Limitations are acknowledged: the research emphasizes structural and operational implications rather than predictive market metrics, and interpretations are grounded in observable policy signals and documented program outcomes. The methodology was structured to enable reproducibility of key insights and to support targeted follow-up engagements for stakeholders seeking deeper, jurisdiction-specific exploration.
The analysis underscores that blockchain's most enduring contributions to government operations will arise when technical design, governance frameworks, and procurement practices are developed in parallel. Projects that align use case selection with clear policy objectives, adopt modular and interoperable architectures, and embed robust governance and change-management processes will be best positioned to transition from pilot phases to production services. Conversely, initiatives that prioritize technology novelty over operational fit or fail to coordinate across legal and procurement stakeholders are likely to struggle with sustainment and public acceptance.

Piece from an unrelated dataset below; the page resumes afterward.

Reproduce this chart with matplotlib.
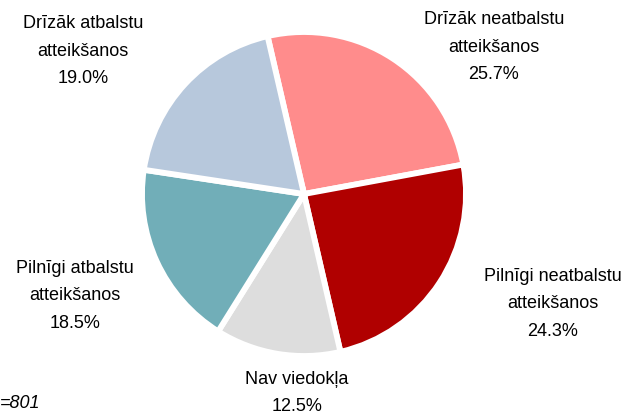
import matplotlib
matplotlib.use('Agg')
import matplotlib.pyplot as plt

plt.rcParams['font.family'] = ['Liberation Sans', 'DejaVu Sans']

W, H = 632, 418
# slices clockwise from the top
labels = ['Drīzāk neatbalstu\natteikšanos', 'Pilnīgi neatbalstu\natteikšanos',
          'Nav viedokļa', 'Pilnīgi atbalstu\natteikšanos', 'Drīzāk atbalstu\natteikšanos']
values = [25.7, 24.3, 12.5, 18.5, 19.0]
colors = ['#ff8c8c', '#b00000', '#dddddd', '#71aeb8', '#b7c8dc']
# label centres in pixels (x, y from top)
label_pos = [(494, 47), (553, 304), (297, 393), (75, 296), (83, 51)]
note = '=801'

fig = plt.figure(figsize=(W / 100, H / 100), dpi=100)
cx, cy, r = 304, 194, 162
ax = fig.add_axes([(cx - r) / W, (H - cy - r) / H, 2 * r / W, 2 * r / H])
ax.pie(values, colors=colors, startangle=103, counterclock=False, radius=1,
       wedgeprops=dict(edgecolor='white', linewidth=4.2))
ax.set_xlim(-1, 1)
ax.set_ylim(-1, 1)
ax.axis('off')

for lab, v, (x, y) in zip(labels, values, label_pos):
    fig.text(x / W, 1 - y / H, '{}\n{:.1f}%'.format(lab, v), ha='center', va='center',
             fontsize=13, linespacing=1.78, color='black')

fig.text(0, 1 - 403 / H, note, ha='left', va='center', fontsize=13, style='italic')

fig.savefig('out.png', dpi=100)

Looking ahead, the converging pressures of regulatory evolution, supplier diversification, and a renewed focus on privacy and auditability are shaping a pragmatic adoption pathway. Executives and program sponsors should view blockchain as a component of a broader digital transformation agenda-one that requires careful orchestration of stakeholders, disciplined procurement strategies, and investments in workforce readiness. When implemented thoughtfully, distributed ledger capabilities can strengthen trust, reduce manual reconciliation burdens, and create more transparent and accountable public services.
In closing, the path to value is not purely technological; it is institutional. Success will depend on aligning incentives, codifying governance, and delivering tangible improvements to citizen outcomes.